Categorie: A namen

  • Accad

    Plaatsnaam

    Betekenis: Vesting – kasteel – een ketting – band – een schip.

    Stad was onderdeel van het rijk van Nimrod.

    Bijbelverzen:

    (Genesis 10:10) En het beginsel zijns rijks was Babel, en Erech, en Accad, en Calne in het land Sinear.

  • Abróna

    Plaatsnaam

    Betekenis: Overgang – overtochtdoortocht

    Bijbelverzen:

    (Numeri 33:34) En zij verreisden van Jotbátha, en legerden zich in Abróna.

    (Numeri 33:35) En zij verreisden van Abróna, en legerden zich in Ezeon-Geber.

  • Abitub

    Eigennaam ♂

    Betekenis: Vader van de goedheid – Mijn vader is goed

    Bijbelverzen:

    (1 Kronieken 8:11) En uit Husim gewon hij Abítub en Elpáäl.

  • Abítal

    Eigennaam

    Betekenis: Vader van de dauw – mijn vader is de dauw – vader van de schaduw

    Vrouw van David

    Bijbelverzen:

    (2 Samuël 3:4) En de vierde, Adónia, de zoon van Haggith; en de vijfde Sefátja, de zoon van Abítal;

    (1 Kronieken 3:3) De vijfde Sefátja, van Abítal; de zesde Jíthream, van zijn huisvrouw Egla.

  • Abisúa

    Eigennaam ♂

    Betekenis: Vader van redding – vader van de voorspoed

    Bijbelverzen:

    (1 Kronieken 6:4) En Eleázar gewon Pínehas, Pínehas gewon Abisúa;

    (1 Kronieken 6:5) En Abisúa gewon Bukki, en Bukki gewon Uzzi;

    (1 Kronieken 6:50) Dit nu zijn de kinderen van Aäron: Eleázar, was zijn zoon; Pínehas zijn zoon; Abisúa zijn zoon;

    (1 Kronieken 8:4) En Abisúa, en Náäman, en Ahóah,

    (Ezra 7:5) Den zoon van Abisúa, den zoon van Pínehas, den zoon van Eleázar, den zoon van Aäron, den hoofdpriester.

  • Abísalom

    Eigennaam ♂

    Betekenis: Vader van de vrede

    Bijbelverzen:

    (1 Koningen 15:2) Hij regeerde drie jaren te Jeruzalem; en de naam zijner moeder was Máächa, een dochter van Abísalom.

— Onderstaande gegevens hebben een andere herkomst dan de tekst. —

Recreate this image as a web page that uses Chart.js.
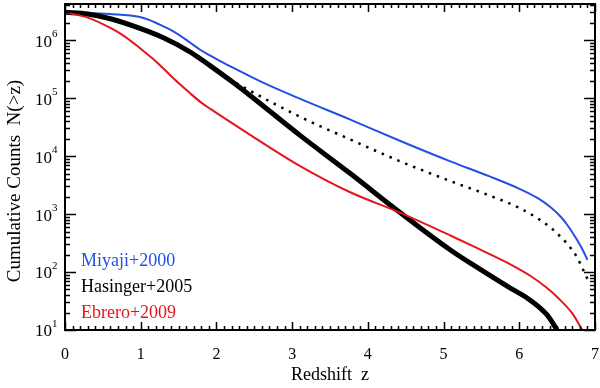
<!DOCTYPE html>
<html lang="en">
<head>
<meta charset="UTF-8">
<title>Cumulative Counts N(>z)</title>
<script src="https://cdn.jsdelivr.net/npm/chart.js"></script>
<style>
    html, body { margin: 0; padding: 0; background: #fff; }
    #wrap { width: 600px; height: 388px; }
</style>
</head>
<body>
<div id="wrap"><canvas id="counts-chart" width="600" height="388"></canvas></div>
<script>
    // values: redshift z and cumulative counts N(>z)
    const miyajiZ = [0, 0.3, 0.59, 0.99, 1.12, 1.25, 1.39, 1.52, 1.65, 1.78, 1.92, 2.05, 2.31, 2.58, 3.1, 3.76, 4.43, 5.09, 5.6, 6.01, 6.25, 6.41, 6.55, 6.63, 6.76, 6.85, 6.9];
    const miyajiN = [3.02e6, 2.95e6, 2.82e6, 2.51e6, 2.21e6, 1.85e6, 1.52e6, 1.2e6, 9.1e5, 6.9e5, 5.4e5, 4.35e5, 2.92e5, 1.95e5, 9.8e4, 4.3e4, 1.82e4, 8.1e3, 4.5e3, 2.7e3, 1.86e3, 1.32e3, 890, 660, 363, 224, 162];

    const hasingerZ = [0, 0.3, 0.6, 1.0, 1.3, 1.65, 1.92, 2.2, 2.44, 3.1, 3.76, 4.43, 5.09, 5.48, 5.85, 6.14, 6.37, 6.5];
    const hasingerN = [3.02e6, 2.82e6, 2.34e6, 1.58e6, 1.10e6, 6.3e5, 3.6e5, 1.95e5, 1.12e5, 2.3e4, 5.1e3, 1.05e3, 240, 112, 56, 33, 18, 10];

    // dotted continuation of the Hasinger+2005 curve
    const dottedZ = [1.8, 2.0, 2.44, 3.1, 3.76, 4.43, 5.09, 5.6, 6.01, 6.25, 6.41, 6.55, 6.63, 6.76, 6.85, 6.9];
    const dottedN = [4.7e5, 2.95e5, 1.35e5, 4.8e4, 1.95e4, 8.1e3, 3.7e3, 2.1e3, 1.26e3, 830, 590, 400, 310, 182, 105, 76];

    const ebreroZ = [0, 0.3, 0.6, 0.8, 1.0, 1.15, 1.3, 1.5, 1.65, 1.8, 1.92, 2.44, 3.1, 3.76, 4.43, 5.09, 5.48, 5.9, 6.14, 6.35, 6.5, 6.71, 6.83];
    const ebreroN = [3.02e6, 2.45e6, 1.62e6, 1.13e6, 7.1e5, 4.9e5, 3.23e5, 1.82e5, 1.22e5, 8.35e4, 6.5e4, 2.35e4, 6.8e3, 2.4e3, 1.05e3, 427, 245, 132, 87, 55, 37, 18.6, 10];

    const yDecades = [10, 100, 1e3, 1e4, 1e5, 1e6];
    const legendNames = ['Miyaji+2000', 'Hasinger+2005', 'Ebrero+2009'];
    const yTitle = 'Cumulative Counts  N(>z)';
    const xTitle = 'Redshift  z';

    const BLUE = '#2350e4';
    const RED = '#e4161c';
    const SERIF = '"Liberation Serif", "DejaVu Serif", serif';

    function points(zs, ns) {
        return zs.map((z, i) => ({ x: z, y: ns[i] }));
    }

    // box, inward ticks, y labels with superscripts, y title and the text legend
    const idlFrame = {
        id: 'idlFrame',
        afterDraw(chart) {
            const ctx = chart.ctx;
            const { left, right, top, bottom } = chart.chartArea;
            const xs = chart.scales.x;
            const ys = chart.scales.y;
            ctx.save();
            ctx.strokeStyle = '#000';
            ctx.lineWidth = 2;
            ctx.strokeRect(left, top, right - left, bottom - top);

            ctx.lineWidth = 1.5;
            ctx.beginPath();
            // x ticks every 0.1, major at integers
            for (let i = 0; i <= 70; i++) {
                const px = Math.round(xs.getPixelForValue(i / 10)) + 0.5;
                const len = i % 10 === 0 ? 8 : 4;
                ctx.moveTo(px, bottom); ctx.lineTo(px, bottom - len);
                ctx.moveTo(px, top); ctx.lineTo(px, top + len);
            }
            // y ticks 1..9 per decade
            for (const d of yDecades) {
                for (let k = 1; k <= 9; k++) {
                    const v = d * k;
                    if (v > ys.max) break;
                    const py = Math.round(ys.getPixelForValue(v)) + 0.5;
                    const len = k === 1 ? 11 : 5;
                    ctx.moveTo(left, py); ctx.lineTo(left + len, py);
                    ctx.moveTo(right, py); ctx.lineTo(right - len, py);
                }
            }
            ctx.stroke();

            // y tick labels 10^n
            ctx.fillStyle = '#000';
            for (const d of yDecades) {
                const py = ys.getPixelForValue(d);
                const exp = String(Math.round(Math.log10(d)));
                ctx.font = '17px ' + SERIF;
                ctx.textAlign = 'right';
                ctx.textBaseline = 'middle';
                ctx.fillText('10', 52, py + 2);
                ctx.font = '11px ' + SERIF;
                ctx.textAlign = 'left';
                ctx.fillText(exp, 52, py - 6);
            }

            // y title
            ctx.save();
            ctx.translate(15, 181);
            ctx.rotate(-Math.PI / 2);
            ctx.font = '19px ' + SERIF;
            ctx.textAlign = 'center';
            ctx.textBaseline = 'middle';
            ctx.fillText(yTitle, 0, 0);
            ctx.restore();

            // legend
            ctx.font = '18px ' + SERIF;
            ctx.textAlign = 'left';
            ctx.textBaseline = 'alphabetic';
            const colors = [BLUE, '#000', RED];
            legendNames.forEach((name, i) => {
                ctx.fillStyle = colors[i];
                ctx.fillText(name, 81, 266 + i * 26);
            });
            ctx.restore();
        }
    };

    const ctx = document.getElementById('counts-chart').getContext('2d');
    new Chart(ctx, {
        type: 'line',
        data: {
            datasets: [
                { label: 'Ebrero+2009', data: points(ebreroZ, ebreroN), borderColor: RED, borderWidth: 2 },
                { label: 'Hasinger+2005', data: points(hasingerZ, hasingerN), borderColor: '#000', borderWidth: 5 },
                { label: 'Hasinger+2005 (ext)', data: points(dottedZ, dottedN), borderColor: '#000', borderWidth: 2.5, borderDash: [2.5, 6] },
                { label: 'Miyaji+2000', data: points(miyajiZ, miyajiN), borderColor: BLUE, borderWidth: 2 }
            ]
        },
        options: {
            responsive: false,
            animation: false,
            devicePixelRatio: 1,
            layout: { padding: { top: 4, right: 5, left: 0, bottom: 0 } },
            elements: {
                point: { radius: 0 },
                line: { cubicInterpolationMode: 'monotone', fill: false }
            },
            plugins: {
                legend: { display: false },
                tooltip: { enabled: false }
            },
            scales: {
                x: {
                    type: 'linear',
                    min: 0,
                    max: 7,
                    grid: { display: false, drawTicks: false },
                    border: { display: false },
                    ticks: {
                        stepSize: 1,
                        color: '#000',
                        padding: 15,
                        font: { family: SERIF, size: 16 }
                    },
                    title: {
                        display: true,
                        text: xTitle,
                        color: '#000',
                        font: { family: SERIF, size: 18 },
                        padding: { top: 0, bottom: 2 }
                    },
                    afterFit(scale) {
                        scale.height = 58;
                        scale.paddingLeft = 0;
                        scale.paddingRight = 0;
                    }
                },
                y: {
                    type: 'logarithmic',
                    min: 10,
                    max: 4.2e6,
                    grid: { display: false, drawTicks: false },
                    border: { display: false },
                    ticks: { display: false },
                    afterBuildTicks(scale) {
                        scale.ticks = yDecades.map(v => ({ value: v }));
                    },
                    afterFit(scale) {
                        scale.width = 65;
                        scale.paddingTop = 0;
                        scale.paddingBottom = 0;
                    }
                }
            }
        },
        plugins: [idlFrame]
    });
</script>
</body>
</html>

    (1 Koningen 15:10) En hij regeerde een en veertig jaren te Jeruzalem, en de naam zijner moeder was Máächa, een dochter van Abísalom.

  • Abísur

    Eigennaam ♂

    Betekenis: vader van de muur – mijn vader is een muur – vader van oprechtheid

    Bijbelverzen:

    (1 Kronieken 2:28) En de kinderen van Onam waren Sammai en Jada. En de kinderen van Sammai: Nadab en Abísur.

    (1 Kronieken 2:29) De naam nu der huisvrouw van Abísur was Abiháïl: die baarde hem Achban en Molid.